One thing is abundantly clear - I think she has all the three-year-olds - colts included - well covered. She just has too much brilliance for her age group and could simply be anything.

Currently she looks like Black Caviar's understudy!

GAI OPENS HER GOB!

It seems like every carnival - when Gai's (Waterhouse) horses aren't firing up big time she has to say something pretty dumb to keep herself in the media spotlight.

Over the autum,n it was the apparel and hair design (or what Gai considered to be the lack thereof) of Prime Minister Julia Gillard that grabbed a headline - now it is the payment of Melbourne Cup prizemoney and the the assumption that some of the international runners are "rubbish."

It was actually her horse, Older Than Time, a trillion zillion to one of winning tomorrow, that kept a real live hope, Bauer, out of the race. She is also espousing that prizemoney be paid to "fifth or perhaps sixth" and not down to 10th (who cop $100k) for competing.

That is real big of Gai, considering she hardly races any horses and therefore does not cough up for the bills. Owners get rorted enough in this game without Gai coming up with another formula to stop owners from getting prizemoney and it might be just best if she concentrated on getting Older Than Time to finish within 200 metres of the winner tomorrow and recoup some of the $39K it has cost Gooree to pay up for final acceptance.

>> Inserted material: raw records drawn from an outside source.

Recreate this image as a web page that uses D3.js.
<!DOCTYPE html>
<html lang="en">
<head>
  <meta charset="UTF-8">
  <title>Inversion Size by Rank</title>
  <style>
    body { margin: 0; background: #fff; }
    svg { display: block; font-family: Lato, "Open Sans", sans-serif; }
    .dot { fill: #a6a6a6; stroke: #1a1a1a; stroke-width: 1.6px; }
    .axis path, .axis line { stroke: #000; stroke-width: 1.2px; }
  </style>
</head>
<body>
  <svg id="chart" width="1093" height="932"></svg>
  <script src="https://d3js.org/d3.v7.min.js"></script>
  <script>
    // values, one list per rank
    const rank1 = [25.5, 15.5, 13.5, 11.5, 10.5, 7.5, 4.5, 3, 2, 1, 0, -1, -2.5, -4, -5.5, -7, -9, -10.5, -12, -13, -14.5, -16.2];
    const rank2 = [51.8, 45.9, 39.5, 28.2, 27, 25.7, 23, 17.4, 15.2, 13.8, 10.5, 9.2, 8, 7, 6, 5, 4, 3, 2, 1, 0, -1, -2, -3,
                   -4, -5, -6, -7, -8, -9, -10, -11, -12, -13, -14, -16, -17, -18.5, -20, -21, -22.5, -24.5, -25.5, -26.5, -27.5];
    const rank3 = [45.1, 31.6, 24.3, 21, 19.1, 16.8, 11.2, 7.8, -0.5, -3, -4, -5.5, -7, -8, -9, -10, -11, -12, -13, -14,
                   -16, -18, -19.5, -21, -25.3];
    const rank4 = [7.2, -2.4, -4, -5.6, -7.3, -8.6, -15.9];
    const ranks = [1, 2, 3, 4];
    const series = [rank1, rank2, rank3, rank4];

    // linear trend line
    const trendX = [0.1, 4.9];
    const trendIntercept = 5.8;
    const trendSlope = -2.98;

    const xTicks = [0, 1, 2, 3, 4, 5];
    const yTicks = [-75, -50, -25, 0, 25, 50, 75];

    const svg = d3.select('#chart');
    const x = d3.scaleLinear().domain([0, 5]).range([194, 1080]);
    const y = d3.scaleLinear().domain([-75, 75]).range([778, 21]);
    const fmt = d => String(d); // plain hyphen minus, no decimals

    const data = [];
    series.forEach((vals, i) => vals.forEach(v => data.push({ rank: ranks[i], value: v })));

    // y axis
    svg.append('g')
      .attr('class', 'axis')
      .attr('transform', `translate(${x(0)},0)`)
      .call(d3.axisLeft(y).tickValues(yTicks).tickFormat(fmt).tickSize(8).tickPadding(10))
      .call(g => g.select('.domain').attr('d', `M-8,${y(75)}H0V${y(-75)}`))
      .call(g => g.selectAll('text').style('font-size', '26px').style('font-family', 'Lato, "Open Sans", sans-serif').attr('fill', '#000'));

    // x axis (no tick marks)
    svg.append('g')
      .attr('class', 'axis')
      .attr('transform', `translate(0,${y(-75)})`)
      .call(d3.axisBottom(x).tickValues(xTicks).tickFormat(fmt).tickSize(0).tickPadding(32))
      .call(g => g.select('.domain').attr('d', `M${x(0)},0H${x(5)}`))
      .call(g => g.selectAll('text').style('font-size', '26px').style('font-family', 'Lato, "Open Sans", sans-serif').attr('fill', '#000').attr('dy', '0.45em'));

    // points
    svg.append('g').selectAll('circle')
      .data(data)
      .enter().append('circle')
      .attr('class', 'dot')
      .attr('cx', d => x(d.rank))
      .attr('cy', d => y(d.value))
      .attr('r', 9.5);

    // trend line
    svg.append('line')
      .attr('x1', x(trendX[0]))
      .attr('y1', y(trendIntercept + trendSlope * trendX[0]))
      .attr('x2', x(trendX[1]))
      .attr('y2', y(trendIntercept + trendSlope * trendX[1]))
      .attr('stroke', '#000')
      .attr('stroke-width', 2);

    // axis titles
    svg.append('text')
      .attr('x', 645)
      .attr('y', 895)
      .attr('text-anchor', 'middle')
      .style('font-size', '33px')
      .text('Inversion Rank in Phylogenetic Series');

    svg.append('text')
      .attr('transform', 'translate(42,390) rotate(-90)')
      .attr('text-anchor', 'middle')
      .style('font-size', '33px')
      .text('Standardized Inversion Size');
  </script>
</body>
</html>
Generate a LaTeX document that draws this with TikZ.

I'll bet she does not complain too much about the prizemoney if either Tullamore or Older Than Time finish between sixth and tenth!

ENTRAPMENT FLOPS - MEMORY SHINES:

The two group races in Hong Kong yesterday shed unexpected different lights on the local prospects in the lead up to the major international carnival there in December. All and sundry expected the previously unbeaten Entrapment (Douglas Whyte) to maintain his unbeaten record for Aussie trainer John Size in the Gr 2 Patron's Bowl (1200m) instead he had his colours lowered by long-priced stablemate Rich Unicorn (Mark Du Plessis).

Entrapment was held up for a while on straightening behiond the leader Multiglory and had Little Bridge on his outside - but the $1-40 favourite could not quicken sufficiently when the gap did come at the 200 and he was disappointing on face value.

On the other hand, California Memory, trained by Tony Cruz, was absolutely sensational in winning the Gr 2 Shatin Trophy (1400m). Having his first start since breaking a hind splint bone in the Singapore Airlines International Cup last year, the little grey horse was aided by what could only be described as a great "ballsy" ride by Matthew Chadwick.

Having drawn wide, Chadwick elected to go back at the start and found himself last on the first turn where he elected to switch down to the rails and ride the horse for luck. From there, he went around one horse, the leader and stablemate Beauty Flash just inside the 200 metres mark and California Memory sprinted hard to beat Xtension (Darren Beadman) and Thumbs Up (Brett Prebble) in a driving finish.

The horse, who provided Chadwick with his only Gr 1 success to date in Hong Kong last season - is back big time and he will be a force to be reckoned with come International Race Day.

AUSSIES CLEAN UP IN WUHAN

Australian bred horses were to the fore at the second annual China Horse Championship meeting in Wuhan over the weekend. Australian bred horses by Lonhro, Hussonet, Rohatyn and Fastnet Rock won four of the five championship races.

Racing in Wuhan is still developing and it is significant to note that representsatives of Australian sales company William Inglis and Son made the effort to be at the weekend's two day meeting.